🤖 AI Summary
This work addresses the challenge of direct tactile-proprioceptive-to-action mapping in dexterous multi-fingered robotic grasping, aiming for robust and generalizable manipulation of both rigid and deformable objects. We propose a unified graph-structured polar-coordinate multimodal representation that explicitly encodes hand morphology variations across platforms. To realize cross-platform perception–action mapping, we design the Tactile-Kinematic Spatio-Temporal Graph Network (TK-STGN), which integrates multidimensional subgraph convolutions with attention-enhanced LSTM modules.

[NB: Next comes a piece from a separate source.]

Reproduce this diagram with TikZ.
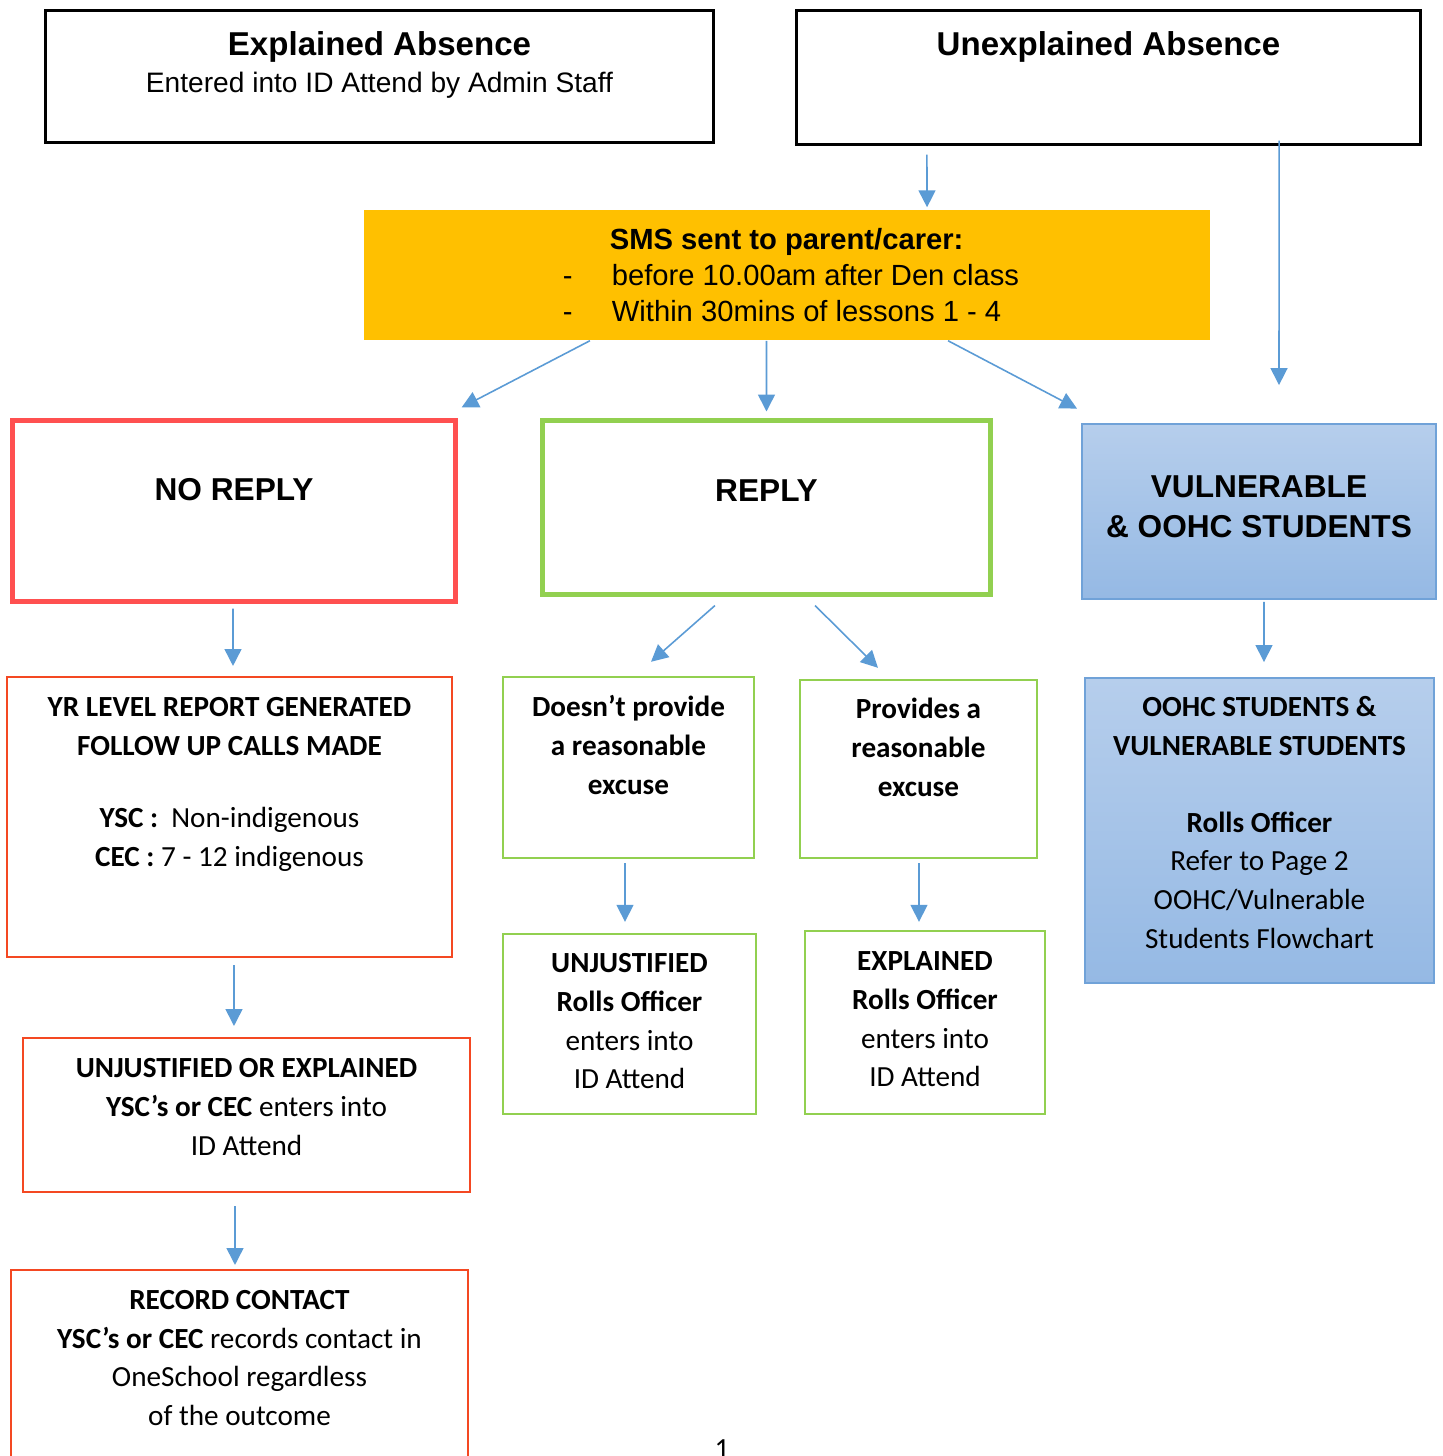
\documentclass[tikz,border=0pt]{standalone}
\usepackage{fontspec}
\setmainfont{Carlito}
\newfontfamily\arialfont{Liberation Sans}
\usetikzlibrary{arrows.meta}
\definecolor{flowblue}{RGB}{91,155,213}
\definecolor{noreplyred}{RGB}{255,80,80}
\definecolor{replygreen}{RGB}{146,208,80}
\definecolor{stepred}{RGB}{244,72,34}
\definecolor{smsgold}{RGB}{255,192,0}
\definecolor{vulnedge}{RGB}{112,162,216}
\definecolor{vulntop}{RGB}{182,206,236}
\definecolor{vulnbottom}{RGB}{149,185,228}
\tikzstyle{absencebox} = [draw=black, line width=0.85pt, rectangle, inner sep=0pt]
\tikzstyle{smsbox} = [fill=smsgold, rectangle, inner sep=0pt]
\tikzstyle{noreplybox} = [draw=noreplyred, line width=1.4pt, rectangle, inner sep=0pt]
\tikzstyle{replybox} = [draw=replygreen, line width=1.4pt, rectangle, inner sep=0pt]
\tikzstyle{vulnbox} = [draw=vulnedge, line width=0.5pt, top color=vulntop,
    bottom color=vulnbottom, rectangle, inner sep=0pt]
\tikzstyle{redstep} = [draw=stepred, line width=0.55pt, rectangle, inner sep=0pt]
\tikzstyle{greenstep} = [draw=replygreen, line width=0.65pt, rectangle, inner sep=0pt]
\tikzstyle{flowarrow} = [draw=flowblue, line width=0.45pt, -{Triangle[length=4.8pt,width=4.8pt]}]
\newcommand{\flowtext}[4][0.40cm]{%
    \begin{minipage}[c][#3][t]{#2}\centering
        \fontsize{8.3}{10.95}\selectfont\rule{0pt}{#1}#4%
    \end{minipage}}

\begin{document}
\begin{tikzpicture}[x=0.01cm, y=-0.01cm]
                \useasboundingbox (0,0) rectangle (1443,1456);
                \clip (0,0) rectangle (1443,1456);
                % top row
                \node [absencebox] (explained) at (379.5,76.5) {\flowtext[0.445cm]{6.67cm}{1.31cm}{%
                    \arialfont\fontsize{8}{10.5}\selectfont
                    {\bfseries\fontsize{9.4}{10.5}\selectfont Explained Absence}\\
                    Entered into ID Attend by Admin Staff}};
                \node [absencebox] (unexplained) at (1108.5,77.5) {\flowtext[0.445cm]{6.23cm}{1.33cm}{%
                    \arialfont\bfseries\fontsize{9.4}{10.5}\selectfont Unexplained Absence}};
                \node [smsbox] (sms) at (787,275) {%
                    \begin{minipage}[c][1.30cm][t]{8.46cm}\raggedright
                        \arialfont\fontsize{8.3}{10.24}\selectfont
                        \rule{0pt}{0.395cm}\hspace*{2.46cm}\textbf{SMS sent to parent/carer:}\\
                        \hspace*{1.99cm}\makebox[0.49cm][l]{-}before 10.00am after Den class\\
                        \hspace*{1.99cm}\makebox[0.49cm][l]{-}Within 30mins of lessons 1 - 4
                    \end{minipage}
                };
                % replies
                \node [noreplybox] (noreply) at (234,511) {\flowtext[0.795cm]{4.43cm}{1.81cm}{%
                    \arialfont\bfseries\fontsize{9}{11}\selectfont NO REPLY}};
                \node [replybox] (reply) at (766.5,507.5) {\flowtext[0.805cm]{4.48cm}{1.74cm}{%
                    \arialfont\bfseries\fontsize{9}{11}\selectfont REPLY}};
                \node [vulnbox] (vuln) at (1259,511.5) {\flowtext[0.73cm]{3.54cm}{1.75cm}{%
                    \arialfont\bfseries\fontsize{9}{11.38}\selectfont VULNERABLE\\\& OOHC STUDENTS}};
                % follow up steps
                \node [redstep] (yrlevel) at (229.5,817) {\flowtext{4.45cm}{2.80cm}{%
                    \textbf{YR LEVEL REPORT GENERATED}\\
                    \textbf{FOLLOW UP CALLS MADE}\\[0.335cm]
                    \textbf{YSC :}\ \ Non-indigenous\\
                    \textbf{CEC :} 7 - 12 indigenous}};
                \node [greenstep] (noexcuse) at (628.5,767.5) {\flowtext{2.51cm}{1.81cm}{%
                    \textbf{Doesn’t provide}\\\textbf{a reasonable}\\\textbf{excuse}}};
                \node [greenstep] (excuse) at (918.5,769) {\flowtext[0.39cm]{2.37cm}{1.78cm}{%
                    \textbf{Provides a}\\\textbf{reasonable}\\\textbf{excuse}}};
                \node [vulnbox] (oohc) at (1259.5,830.5) {\flowtext[0.39cm]{3.49cm}{3.05cm}{%
                    \textbf{OOHC STUDENTS \&}\\\textbf{VULNERABLE STUDENTS}\\[0.385cm]
                    \textbf{Rolls Officer}\\Refer to Page 2\\OOHC/Vulnerable\\Students Flowchart}};
                \node [greenstep] (unjust) at (629.5,1024) {\flowtext[0.39cm]{2.53cm}{1.80cm}{%
                    \textbf{UNJUSTIFIED}\\\textbf{Rolls Officer}\\enters into\\ID Attend}};
                \node [greenstep] (explainedstep) at (925,1022.5) {\flowtext{2.40cm}{1.83cm}{%
                    \textbf{EXPLAINED}\\\textbf{Rolls Officer}\\enters into\\ID Attend}};
                \node [redstep] (unjustorexpl) at (246.5,1115) {\flowtext{4.47cm}{1.54cm}{%
                    \textbf{UNJUSTIFIED OR EXPLAINED}\\
                    \textbf{YSC’s or CEC} enters into\\ID Attend}};
                \node [redstep] (record) at (239.5,1375) {\flowtext{4.57cm}{2.10cm}{%
                    \textbf{RECORD CONTACT}\\
                    \textbf{YSC’s or CEC} records contact in\\
                    OneSchool regardless\\of the outcome}};
                \node [anchor=base, inner sep=0pt] (pagenum) at (722,1458) {\fontsize{8.3}{10}\selectfont 1};
                % arrows
                \draw [flowarrow, shorten <=0.09cm, shorten >=0.02cm] ([xshift=-1.815cm]unexplained.south) -- ([xshift=1.40cm]sms.north);
                \draw [flowarrow, shorten >=0.38cm] ([xshift=1.705cm,yshift=0.05cm]unexplained.south) -- ([xshift=0.20cm]vuln.north);
                \draw [flowarrow] ([xshift=-1.97cm]sms.south) -- ([xshift=0.035cm,yshift=0.105cm]noreply.north east);
                \draw [flowarrow, shorten >=0.065cm] ([xshift=-0.205cm]sms.south) -- (reply.north);
                \draw [flowarrow] ([xshift=1.61cm]sms.south) -- ([xshift=-0.04cm,yshift=0.145cm]vuln.north west);
                \draw [flowarrow, shorten <=0.045cm, shorten >=0.10cm] ([xshift=-0.01cm]noreply.south) -- ([xshift=0.035cm]yrlevel.north);
                \draw [flowarrow] ([xshift=-0.515cm,yshift=-0.085cm]reply.south) -- ([xshift=0.225cm,yshift=0.14cm]noexcuse.north);
                \draw [flowarrow] ([xshift=0.485cm,yshift=-0.085cm]reply.south) -- ([xshift=-0.405cm,yshift=0.11cm]excuse.north);
                \draw [flowarrow, shorten <=0.02cm, shorten >=0.15cm] ([xshift=0.05cm]vuln.south) -- ([xshift=0.045cm]oohc.north);
                \draw [flowarrow, shorten <=0.04cm, shorten >=0.11cm] ([xshift=-0.035cm]noexcuse.south) -- ([xshift=-0.045cm]unjust.north);
                \draw [flowarrow, shorten <=0.04cm, shorten >=0.08cm] ([xshift=0.005cm]excuse.south) -- ([xshift=-0.06cm]explainedstep.north);
                \draw [flowarrow, shorten <=0.07cm, shorten >=0.11cm] ([xshift=0.045cm]yrlevel.south) -- ([xshift=-0.125cm]unjustorexpl.north);
                \draw [flowarrow, shorten <=0.13cm, shorten >=0.04cm] ([xshift=-0.115cm]unjustorexpl.south) -- ([xshift=-0.045cm]record.north);
\end{tikzpicture}
\end{document}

Leveraging human hand demonstrations collected via data gloves, our approach combines imitation learning with hybrid force–position control. Extensive experiments on multiple robotic platforms demonstrate significant improvements in grasping success rates for unseen and deformable objects. To the best of our knowledge, this is the first framework enabling proprioceptively grounded, multimodal perception–action transfer and generalization across diverse robotic hands.
📝 Abstract
Tactile and kinesthetic perceptions are crucial for human dexterous manipulation, enabling reliable grasping of objects via proprioceptive sensorimotor integration. For robotic hands, even though acquiring such tactile and kinesthetic feedback is feasible, establishing a direct mapping from this sensory feedback to motor actions remains challenging. In this paper, we propose a novel glove-mediated tactile-kinematic perception-prediction framework for grasp skill transfer from human intuitive and natural operation to robotic execution based on imitation learning, and its effectiveness is validated through generalized grasping tasks, including those involving deformable objects. Firstly, we integrate a data glove to capture tactile and kinesthetic data at the joint level. The glove is adaptable for both human and robotic hands, allowing data collection from natural human hand demonstrations across different scenarios. It ensures consistency in the raw data format, enabling evaluation of grasping for both human and robotic hands. Secondly, we establish a unified representation of multi-modal inputs based on graph structures with polar coordinates. We explicitly integrate the morphological differences into the designed representation, enhancing the compatibility across different demonstrators and robotic hands. Furthermore, we introduce the Tactile-Kinesthetic Spatio-Temporal Graph Networks (TK-STGN), which leverage multidimensional subgraph convolutions and attention-based LSTM layers to extract spatio-temporal features from graph inputs to predict node-based states for each hand joint. These predictions are then mapped to final commands through a force-position hybrid mapping.